2013'te 'istikrar' yerine, 'büyüme' tercihi maliyetli olabilir
Geçen yıl bu tarihlerde, küresel aktörler 4 temel riski, "Mahşerin 4 Atlısı" formatıyla dillendirmekteydi. Tam bir yıl sonra, hâlâ küresel ekonomiye yönelik tartışmalarda, 4 başlığın 4'ü de masada durmaya devam ediyor. Euro Bölgesi'ne yönelik endişeler, küresel petrol fiyatlarının seyri, ABD'de "mali uçurum" tartışmaları ve Çin ekonomisinde durgunluk riski; işte "Mahşerin 4 Atlısı". Bu 4 risk başlığından sadece biri, Çin ekonomisinin durgunluk riski, geçtiğimiz kasım ayı itibarıyla gündemden düşme izlenimi verirken, dün gelen Çin Hizmet Sektörü verileri endişeleri tekrar depreştirmiş gözüküyor. İtalya'daki genel seçimlerden çıkan belirsizliğin sebep olduğu huzursuzluğu, bilmem hatırlamaya gerek var mı zaten?

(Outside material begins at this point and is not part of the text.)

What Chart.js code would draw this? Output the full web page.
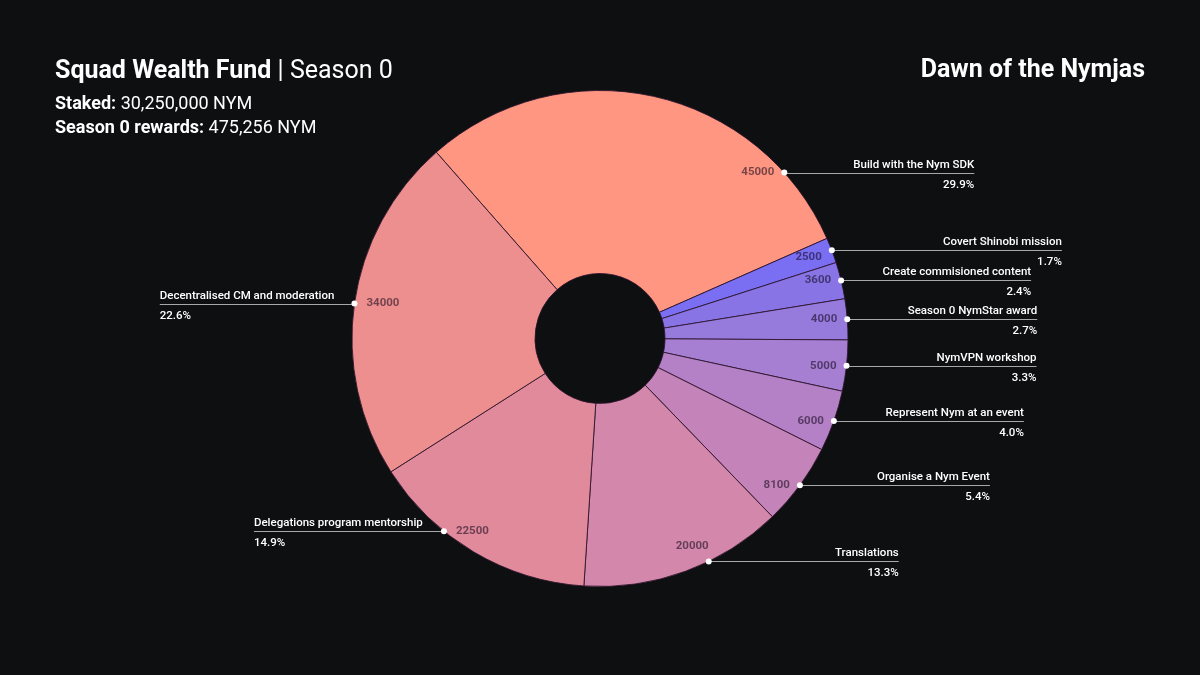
<!DOCTYPE html>
<html>
<head>
<meta charset="utf-8">
<script src="https://cdn.jsdelivr.net/npm/chart.js@4/dist/chart.umd.min.js"></script>
<style>
  html, body { margin: 0; padding: 0; background: #0e0f11; }
  #wrap { position: relative; width: 1200px; height: 675px; background: #0e0f11; overflow: hidden; font-family: Roboto, "Noto Sans", sans-serif; color: #ffffff; }
  canvas { position: absolute; left: 0; top: 0; }
  .t { position: absolute; white-space: nowrap; line-height: 1; }
  .b { font-weight: 700; }
  .r { font-weight: 400; }
</style>
</head>
<body>
<div id="wrap">
  <canvas id="c" width="1200" height="675"></canvas>
  <div class="t" id="title" style="left:55px; top:57px; font-size:25px;"><span class="b">Squad Wealth Fund</span><span class="r"> | Season 0</span></div>
  <div class="t" style="left:55px; top:94px; font-size:18px;"><span class="b">Staked:</span><span class="r"> 30,250,000 NYM</span></div>
  <div class="t" style="left:55px; top:118px; font-size:18px;"><span class="b">Season 0 rewards:</span><span class="r"> 475,256 NYM</span></div>
  <div class="t b" style="right:55px; top:56px; font-size:25px;">Dawn of the Nymjas</div>
</div>
<script>
// ---- data (clockwise order as drawn) ----
const categories = [
  "Build with the Nym SDK",
  "Covert Shinobi mission",
  "Create commisioned content",
  "Season 0 NymStar award",
  "NymVPN workshop",
  "Represent Nym at an event",
  "Organise a Nym Event",
  "Translations",
  "Delegations program mentorship",
  "Decentralised CM and moderation"
];
const values = [45000, 2500, 3600, 4000, 5000, 6000, 8100, 20000, 22500, 34000];
const sliceColors = [
  "#FF9682", "#7A6EF2", "#8874E4", "#977BDC", "#A67ED2",
  "#B480C6", "#C484B9", "#D387AA", "#E08A9C", "#EE8F8F"
];

const total = values.reduce((a, b) => a + b, 0);

const calloutPlugin = {
  id: 'callouts',
  afterDatasetsDraw(chart) {
    const ctx = chart.ctx;
    const meta = chart.getDatasetMeta(0);
    const nameFont = '500 11.5px Roboto';
    const pctFont = '500 11.5px Roboto';
    const valFont = '700 11.5px Roboto';
    const D = Math.PI / 180;
    const items = meta.data.map((arc, i) => {
      const p = arc.getProps(['x', 'y', 'startAngle', 'endAngle', 'outerRadius'], true);
      const mid = (p.startAngle + p.endAngle) / 2;
      const right = Math.cos(mid) >= 0;
      let dev = Math.atan2(Math.sin(mid), Math.abs(Math.cos(mid)));
      const maxUp = 42 * D;
      const maxDown = (right ? 64 : 51) * D;
      dev = Math.max(-maxUp, Math.min(maxDown, dev));
      const ax = p.x + (right ? 1 : -1) * p.outerRadius * Math.cos(dev);
      const ay = p.y + p.outerRadius * Math.sin(dev);
      ctx.font = nameFont;
      const nameW = ctx.measureText(categories[i]).width;
      const pct = (values[i] / total * 100).toFixed(1) + '%';
      ctx.font = pctFont;
      const pctW = ctx.measureText(pct).width;
      const L = Math.max(190, nameW + 20);
      const endX = right ? ax + L : ax - L;
      return { i, right, dev, ax, ay, endX, nameW, pctW, pct, cx: p.x, cy: p.y, start: p.startAngle };
    });
    // resolve overlaps on each side: push the upper label outward
    [true, false].forEach(side => {
      const s = items.filter(it => it.right === side).sort((a, b) => a.ay - b.ay);
      for (let k = s.length - 2; k >= 0; k--) {
        const up = s[k], lo = s[k + 1];
        const pctBottom = up.ay + 17, nameTop = lo.ay - 15;
        if (nameTop < pctBottom) {
          if (side) {
            const need = lo.endX + 6 + up.pctW;
            if (up.endX < need) up.endX = need;
          } else {
            const need = lo.endX - 6 - up.pctW;
            if (up.endX > need) up.endX = need;
          }
        }
      }
    });
    ctx.save();
    items.forEach(it => {
      // leader line
      ctx.strokeStyle = '#a8a8a8';
      ctx.lineWidth = 1;
      ctx.beginPath();
      ctx.moveTo(it.ax, Math.round(it.ay) + 0.5);
      ctx.lineTo(it.endX, Math.round(it.ay) + 0.5);
      ctx.stroke();
      // dot
      ctx.fillStyle = '#ffffff';
      ctx.beginPath();
      ctx.arc(it.ax, it.ay, 3, 0, Math.PI * 2);
      ctx.fill();
      // name & percent
      ctx.textAlign = it.right ? 'right' : 'left';
      ctx.textBaseline = 'alphabetic';
      ctx.fillStyle = '#ffffff';
      ctx.font = nameFont;
      ctx.fillText(categories[it.i], it.endX, it.ay - 5);
      ctx.font = pctFont;
      ctx.fillText(it.pct, it.endX, it.ay + 15);
      // value inside slice
      ctx.font = valFont;
      ctx.fillStyle = 'rgba(10,0,20,0.55)';
      ctx.textBaseline = 'middle';
      const txt = String(values[it.i]);
      const w = ctx.measureText(txt).width;
      if (Math.abs(it.dev) > 60 * D) {
        ctx.textAlign = it.right ? 'right' : 'left';
        ctx.fillText(txt, it.ax, it.ay - 15);
      } else if (it.right) {
        const rx = it.ax - 10;
        let ty = it.ay;
        // keep the number inside its slice (below the upper edge)
        const a0 = Math.atan2(Math.sin(it.start), Math.cos(it.start));
        if (a0 > -Math.PI / 2 && a0 < Math.PI / 2) {
          const lx = rx - w;
          const yUp = it.cy + (lx - it.cx) * Math.tan(a0);
          if (ty - 5 < yUp) ty = yUp + 5;
        }
        ctx.textAlign = 'right';
        ctx.fillText(txt, rx, ty);
      } else {
        ctx.textAlign = 'left';
        ctx.fillText(txt, it.ax + 12, it.ay);
      }
    });
    ctx.restore();
  }
};

new Chart(document.getElementById('c'), {
  type: 'doughnut',
  data: {
    labels: categories,
    datasets: [{
      data: values,
      backgroundColor: sliceColors,
      borderColor: 'rgba(45,20,45,0.85)',
      borderWidth: 1,
      hoverOffset: 0
    }]
  },
  options: {
    responsive: false,
    animation: false,
    events: [],
    rotation: -41.3,
    cutout: '26.2%',
    layout: { padding: { top: 90, bottom: 88, left: 300, right: 300 } },
    plugins: {
      legend: { display: false },
      tooltip: { enabled: false },
      title: { display: false }
    }
  },
  plugins: [calloutPlugin]
});
</script>
</body>
</html>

KÖPRÜNÜN KABLOLARI ZAYIFKEN, TÜRKİYE ARABAYI DİKKATLİ SÜRMELİ
Çin Ulusal İstatistik Ofisi'nin verileri, geçtiğimiz sonbahardan bu yana hizmet sektörünün en düşük siparişle çalıştığına işaret ederken, Çin'in imalat sanayi PMI (Satın Alma Yöneticileri) Endeksi de, 2013 yılının ilk ayındaki düzeyi olan 56.2 puana göre, şubat ayında 54.5 puana geriledi. Zaten, Çin'in imalat verileri geçtiğimiz hafta düşüşe işaret etmişti ve üstüne de hizmet sektörü keyifsizliği geldi. İtalya'daki seçimlerden kaynaklanan huzursuzluk yetmezmiş gibi, bu hafta gelecek Euro Bölgesi büyüme verileri de endişeleri besliyor. Tüm bu tablonun anlamı şu; küresel ekonomide tartışmalar ve endişeler kaynıyor ve Türkiye'nin, bir iki kablosu ha koptu, ha kopacak gibi gözüken bu "sırat köprüsü"nden çok itinalı geçmesi gerekiyor.

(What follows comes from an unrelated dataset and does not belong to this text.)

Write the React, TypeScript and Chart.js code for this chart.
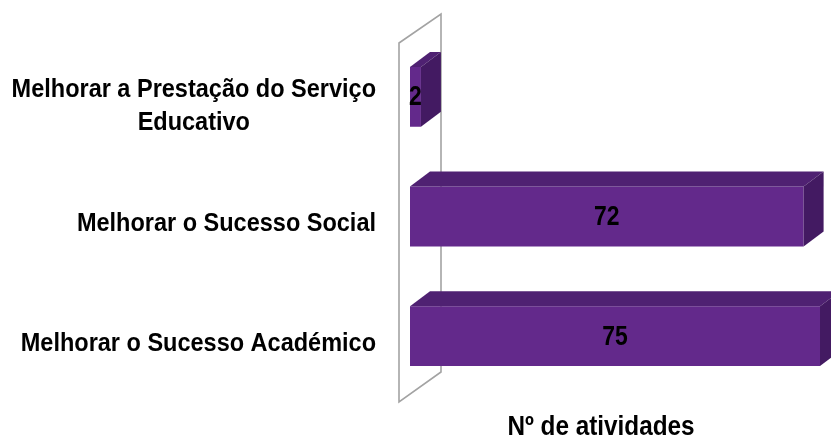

YUMUŞAK İNİŞTE '90+30'U OYNAMAK ZORUNDAYIZ
Gazetemiz Ekonomi Müdürü Yavuz Barlas'ın, geçen cuma akşamı Başbakan Yardımcısı Ali Babacan'la gerçekleşen toplantıdan derlediği bir sayfalık yorumu dün okudunuz. Ali Babacan, dün Ankara'da SETA Vakfı'nın panelinde, küresel ekonomiyle ilgili belirsizliklerin sürmekte olduğu, küresel aktörlerin radarında risk olarak artık Japonya'nın da yer aldığı ve bu genel küresel atmosfer içerisinde Türkiye'de üretici ve tüketicilerin piyasa güvenini en iyi noktada tutmaya çalıştıkları yönünde uyarılarını sürdürdü.
Mevcut tablo, 2010 yılının aralık ayından itibaren sinyalleri başlamış ve 2011 yılının haziran ayı ortasından itibaren, çapı ve etkisi güçlendirilmiş olan "yumuşak iniş" sürecine bir müddet daha devam etmemize işaret ediyor. Yani, Türk ekonomisini 2013 yılında yüzde 5 büyütme çabaları, beklenenin aksine sonuçlar verebilir. Ekonomi yönetiminin kanımca TÜFE ile ÜFE arasında açılan makasa odaklanması daha yararlı olabilir.